"Mentalität", hat Mats Hummels gesagt, "ist der große Bruder vom Stellungsfehler". Der Verteidiger von Borussia Dortmund gehört unter den aktiven Fußballern zu den begabteren Erklärern des Spiels, man kann ihm also glauben, wenn er sagt, dass das Wort "Mentalität" oft benutzt werde, "wenn man nicht weiß, was eigentlich passiert ist."
Es wurde ja in den vergangenen Wochen zum Missfallen der Verantwortlichen in Dortmund wiederholt benutzt, um die unbefriedigenden Ergebnisse des BVB zu erklären. Nun ist es schon wieder passiert, der BVB hat in der Liga zum dritten Mal in Serie nach einer Führung und einem späten Ausgleichstreffer 2:2 gespielt, diesmal beim SC Freiburg. Dortmund hat also ein Stellungsfehlerproblem. Und die Frage ist: Warum?
Der BVB hat im Sommer die Meisterschaft als Ziel ausgegeben und sich entsprechend verstärkt. Die Kaderplanung ist gelobt worden, als Zugewinn an fußballerischer Klasse und mentaler Stärke im Vergleich mit jenem Kader, der schon in der vergangenen Saison lange die Tabelle anführte. Geschäftsführer Hans-Joachim Watzke hat in dieser Woche noch mal deutlich gemacht, dass in Dortmund gerade keine Debatte über Qualität zu führen sei: "Wir müssen lernen, unser Tor wieder mit Zähnen und Klauen zu verteidigen, und dürfen uns nicht nur auf unseren schönen Fußball verlassen", sagte er. Zuverlässigkeit in der Defensive vor Spektakel in der Offensive, sollte das heißen.
In Freiburg haben wieder ähnliche Fehler wie in den Vortagen den Ausschlag gegeben: Dortmund lief weniger, ließ sich am Ende scheinbar ohne Not in die Defensive drängen, stand auch in den entscheidenden Momenten nicht gut. Vor dem 1:1 durch Luca Waldschmidt rückte Manuel Akanji nicht konsequent aus der Viererkette, um den über die Grenzen Freiburgs als schussstark bekannten Nationalstürmer am Abschluss zu hindern.
Beim 2:2 kurz vor Schluss verhinderten weder Marcel Schmelzer noch Raphael Guerreiro eine Flanke in den Strafraum, Akanji klärte den Ball nicht richtig, er lenkte ihn schließlich ausgesprochen unglücklich ins eigene Tor. Spätestens als Akanji dieser nächste von vielen Fehlern in den vergangenen Wochen unterlief, drängte sich die Frage auf, ob das Dortmunder Stellungsproblem auch ein Problem des Verantwortlichen für Aufstellung, Einstellung und Umstellung ist - von Trainer Lucien Favre.
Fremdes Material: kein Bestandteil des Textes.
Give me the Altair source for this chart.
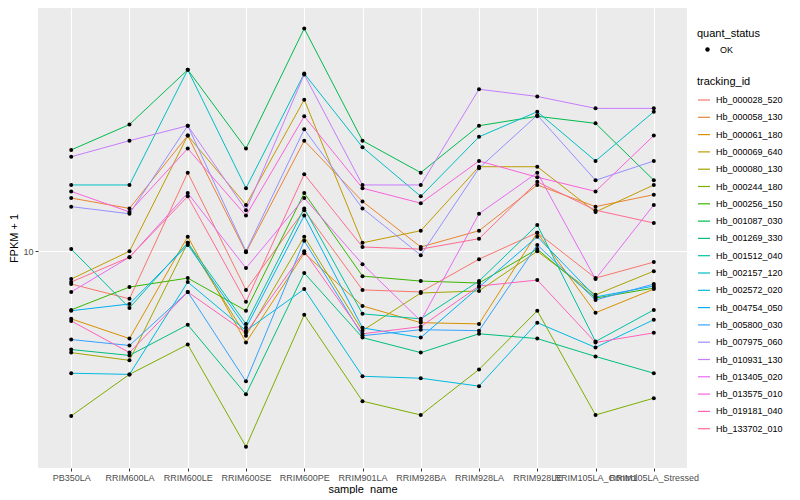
import altair as alt
import pandas as pd

samples = ["PB350LA", "RRIM600LA", "RRIM600LE", "RRIM600SE", "RRIM600PE", "RRIM901LA",
           "RRIM928BA", "RRIM928LA", "RRIM928LE", "RRIM105LA_Control", "RRIM105LA_Stressed"]

tracking_ids = ["Hb_000028_520", "Hb_000058_130", "Hb_000061_180", "Hb_000069_640",
                "Hb_000080_130", "Hb_000244_180", "Hb_000256_150", "Hb_001087_030",
                "Hb_001269_330", "Hb_001512_040", "Hb_002157_120", "Hb_002572_020",
                "Hb_004754_050", "Hb_005800_030", "Hb_007975_060", "Hb_010931_130",
                "Hb_013405_020", "Hb_013575_010", "Hb_019181_040", "Hb_133702_010"]

# FPKM + 1 per sample (same order as samples)
hb_000028_520 = [8.59, 8.02, 14.4, 8.36, 12.1, 8.36, 8.28, 9.64, 10.9, 8.83, 9.51]
hb_000058_130 = [12.8, 12.2, 17.1, 9.95, 16.7, 12.6, 10.2, 11.0, 13.6, 12.3, 13.0]
hb_000061_180 = [7.31, 6.67, 10.7, 6.55, 9.91, 7.76, 7.18, 7.14, 10.9, 7.52, 8.39]
hb_000069_640 = [8.79, 10.0, 17.1, 12.4, 20.2, 10.4, 11.0, 14.8, 14.8, 12.0, 13.6]
hb_000080_130 = [6.25, 6.03, 10.4, 6.76, 10.7, 6.92, 8.24, 8.32, 10.0, 8.17, 9.12]
hb_000244_180 = [4.66, 5.65, 6.49, 4.04, 7.45, 4.99, 4.68, 5.78, 7.59, 4.68, 5.06]
hb_000256_150 = [7.62, 8.47, 8.83, 7.59, 13.1, 8.91, 8.71, 8.63, 10.1, 8.05, 8.43]
hb_001087_030 = [16.0, 18.0, 23.2, 16.1, 28.1, 16.7, 14.4, 17.9, 18.7, 18.1, 13.9]
hb_001269_330 = [6.34, 6.17, 7.11, 5.15, 9.04, 6.70, 6.25, 6.82, 6.67, 6.14, 5.68]
hb_001512_040 = [10.1, 7.69, 10.4, 7.14, 12.2, 7.48, 7.31, 8.71, 11.3, 6.58, 7.62]
hb_002157_120 = [13.6, 13.6, 23.2, 13.4, 22.8, 16.2, 12.9, 17.0, 19.1, 15.2, 19.1]
hb_002572_020 = [5.68, 5.65, 8.67, 6.92, 8.39, 5.60, 5.55, 5.35, 7.18, 6.40, 7.28]
hb_004754_050 = [7.59, 7.83, 10.3, 7.01, 11.8, 7.01, 6.70, 8.47, 10.7, 8.09, 8.51]
hb_005800_030 = [6.64, 6.46, 8.28, 5.47, 10.5, 6.76, 6.95, 6.92, 10.3, 7.98, 8.59]
hb_007975_060 = [12.3, 11.9, 17.9, 10.0, 17.6, 12.2, 9.82, 14.7, 18.8, 13.9, 15.2]
hb_010931_130 = [15.5, 16.7, 17.9, 12.1, 22.7, 13.6, 13.6, 21.2, 20.5, 19.4, 19.4]
hb_013405_020 = [8.28, 9.73, 13.1, 9.25, 12.8, 9.42, 7.24, 11.9, 14.4, 8.79, 12.4]
hb_013575_010 = [13.2, 12.0, 16.1, 11.8, 18.7, 13.4, 12.5, 15.2, 14.1, 13.2, 17.1]
hb_019181_040 = [7.24, 6.25, 8.28, 6.85, 10.0, 6.82, 7.05, 8.51, 8.75, 6.55, 6.85]
hb_133702_010 = [8.67, 9.73, 12.9, 7.91, 14.3, 10.2, 10.1, 10.6, 13.8, 12.1, 11.4]

series = [hb_000028_520, hb_000058_130, hb_000061_180, hb_000069_640, hb_000080_130,
          hb_000244_180, hb_000256_150, hb_001087_030, hb_001269_330, hb_001512_040,
          hb_002157_120, hb_002572_020, hb_004754_050, hb_005800_030, hb_007975_060,
          hb_010931_130, hb_013405_020, hb_013575_010, hb_019181_040, hb_133702_010]

palette = ["#F8766D", "#EA8331", "#D89000", "#C09B00", "#A3A500", "#7CAE00", "#39B600",
           "#00BB4E", "#00BF7D", "#00C1A3", "#00BFC4", "#00BAE0", "#00B0F6", "#35A2FF",
           "#9590FF", "#C77CFF", "#E76BF3", "#FA62DB", "#FF62BC", "#FF6C91"]

rows = []
for tid, vals in zip(tracking_ids, series):
    for s, v in zip(samples, vals):
        rows.append({"sample_name": s, "tracking_id": tid, "fpkm1": v, "quant_status": "OK"})
df = pd.DataFrame(rows)

FONT = "Liberation Sans"

x = alt.X("sample_name:N", sort=samples,
          scale=alt.Scale(type="point", padding=0.57),
          axis=alt.Axis(title="sample_name", labelAngle=0, labelOverlap=False, labelBound=False,
                        grid=True, gridColor="white", gridWidth=1.1, titlePadding=1))
y = alt.Y("fpkm1:Q",
          scale=alt.Scale(type="log", domain=[3.66, 30.9], nice=False, zero=False),
          axis=alt.Axis(title="FPKM + 1", values=[10], format="d", grid=True,
                        gridColor="white", gridWidth=1.1, titlePadding=3))

lines = alt.Chart(df).mark_line(strokeWidth=1).encode(
    x=x, y=y,
    color=alt.Color("tracking_id:N",
                    scale=alt.Scale(domain=tracking_ids, range=palette),
                    legend=alt.Legend(orient="none", legendX=659, legendY=68, title="tracking_id",
                                      symbolType="stroke", symbolSize=144, symbolStrokeWidth=1.2,
                                      symbolOffset=0, labelOffset=5, rowPadding=5.3,
                                      padding=0, titlePadding=6)),
    order=alt.Order("order:Q") if False else alt.Undefined,
)

points = alt.Chart(df).mark_point(filled=True, color="black", size=16, opacity=1).encode(
    x=x, y=y,
    shape=alt.Shape("quant_status:N", scale=alt.Scale(range=["circle"]),
                    legend=alt.Legend(orient="none", legendX=659, legendY=20, title="quant_status",
                                      symbolSize=20, symbolFillColor="black", symbolStrokeColor="black",
                                      symbolOffset=6, labelOffset=8, padding=0, titlePadding=6)),
)

chart = alt.layer(lines, points).properties(
    width=649, height=460, padding={"left": 0, "top": 0, "right": 0, "bottom": 0}
).configure_view(
    fill="#EBEBEB", strokeWidth=0
).configure_axis(
    domain=False, tickColor="#333333", tickSize=3, labelColor="#4D4D4D", labelFontSize=9,
    labelFont=FONT, titleFont=FONT, titleFontSize=11, titleColor="black", titleFontWeight="normal",
    labelPadding=2
).configure_legend(
    titleFont=FONT, titleFontSize=11, titleFontWeight="normal", titleColor="black",
    labelFont=FONT, labelFontSize=9, labelColor="black"
)

chart.save("out.html", embed_options={"renderer": "svg", "actions": False})
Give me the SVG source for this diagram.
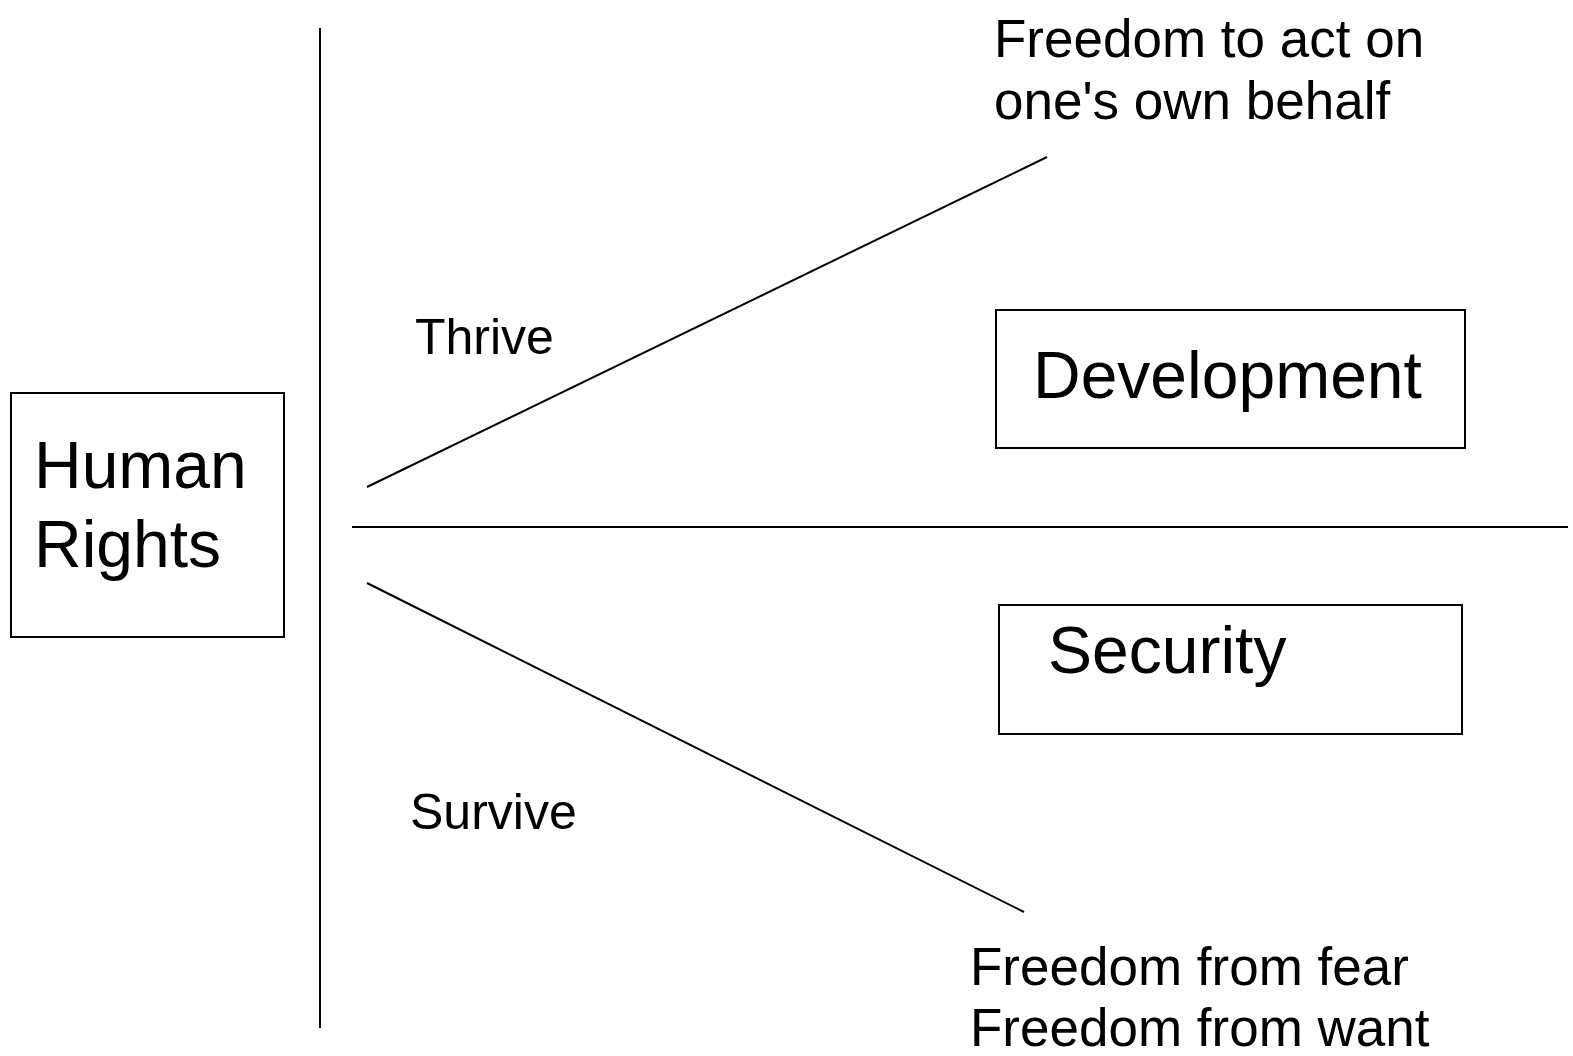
<svg xmlns="http://www.w3.org/2000/svg" width="1573" height="1056" viewBox="0 0 1573 1056">
<style>
.box{fill:#fff;stroke:#000;stroke-width:2}
.ln{stroke:#000;stroke-width:2;fill:none}
text{font-family:"Liberation Sans",Arial,sans-serif;fill:#000}
.big{font-size:66px}
.mid{font-size:53px}
.sm{font-size:50px}
</style>
<rect width="1573" height="1056" fill="#fff"/>
<g id="connectors">
<line class="ln" x1="320" y1="28" x2="320" y2="1028"/>
<line class="ln" x1="352" y1="527" x2="1568" y2="527"/>
<line class="ln" x1="367" y1="487" x2="1047" y2="157"/>
<line class="ln" x1="367" y1="583" x2="1024" y2="912"/>
</g>
<g id="human-rights">
<rect class="box" x="11" y="393" width="273" height="244"/>
<text class="big" x="34" y="488">Human</text>
<text class="big" x="34" y="567">Rights</text>
</g>
<g id="development">
<rect class="box" x="996" y="310" width="469" height="138"/>
<text class="big" x="1033" y="398">Development</text>
</g>
<g id="security">
<rect class="box" x="999" y="605" width="463" height="129"/>
<text class="big" x="1048" y="673">Security</text>
</g>
<g id="thrive"><text class="sm" x="415" y="354">Thrive</text></g>
<g id="survive"><text class="sm" x="410" y="829">Survive</text></g>
<g id="freedom-act">
<text class="mid" x="994" y="57">Freedom to act on</text>
<text class="mid" x="994" y="119">one's own behalf</text>
</g>
<g id="freedom-fear">
<text class="mid" x="970" y="985">Freedom from fear</text>
<text class="mid" x="970" y="1046">Freedom from want</text>
</g>
</svg>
Der Schweizer ist ein unbestritten großer Kenner des Spiels, ein Prediger von Ballkontrolle als Bedingung für Erfolg. Favre-Fußball sieht nach hoher Kunst aus, wenn er funktioniert. Doch er wirkt auch dann noch stur in seiner Art, den Sport zu lehren und das Spiel zu interpretieren, wenn sein Fußball nicht funktioniert. Und bräuchte es nicht Korrekturen, wenn enttäuschende Ergebnisse nach wiederkehrendem Drehbuch zustande kommen und Gegentore nach ähnlichen Mustern fallen, nach Standardsituationen und Flanken, spät im Spiel?
Es ist immer noch früh in der Saison, der FC Bayern hatte in der vergangenen Saison am siebten Spieltag nur einen Punkt mehr gesammelt als der BVB aktuell und ist trotzdem noch Meister geworden. Aber Favre, 61, der in seiner 29. Saison als Trainer die begabteste Mannschaft seiner Laufbahn verantwortet, könnte nun beweisen, dass er auf die Stärken und Schwächen seines Teams zu reagieren weiß, dass er Stellungsfehler beheben kann. Ob er das schafft, ist womöglich auch eine Frage der Mentalität.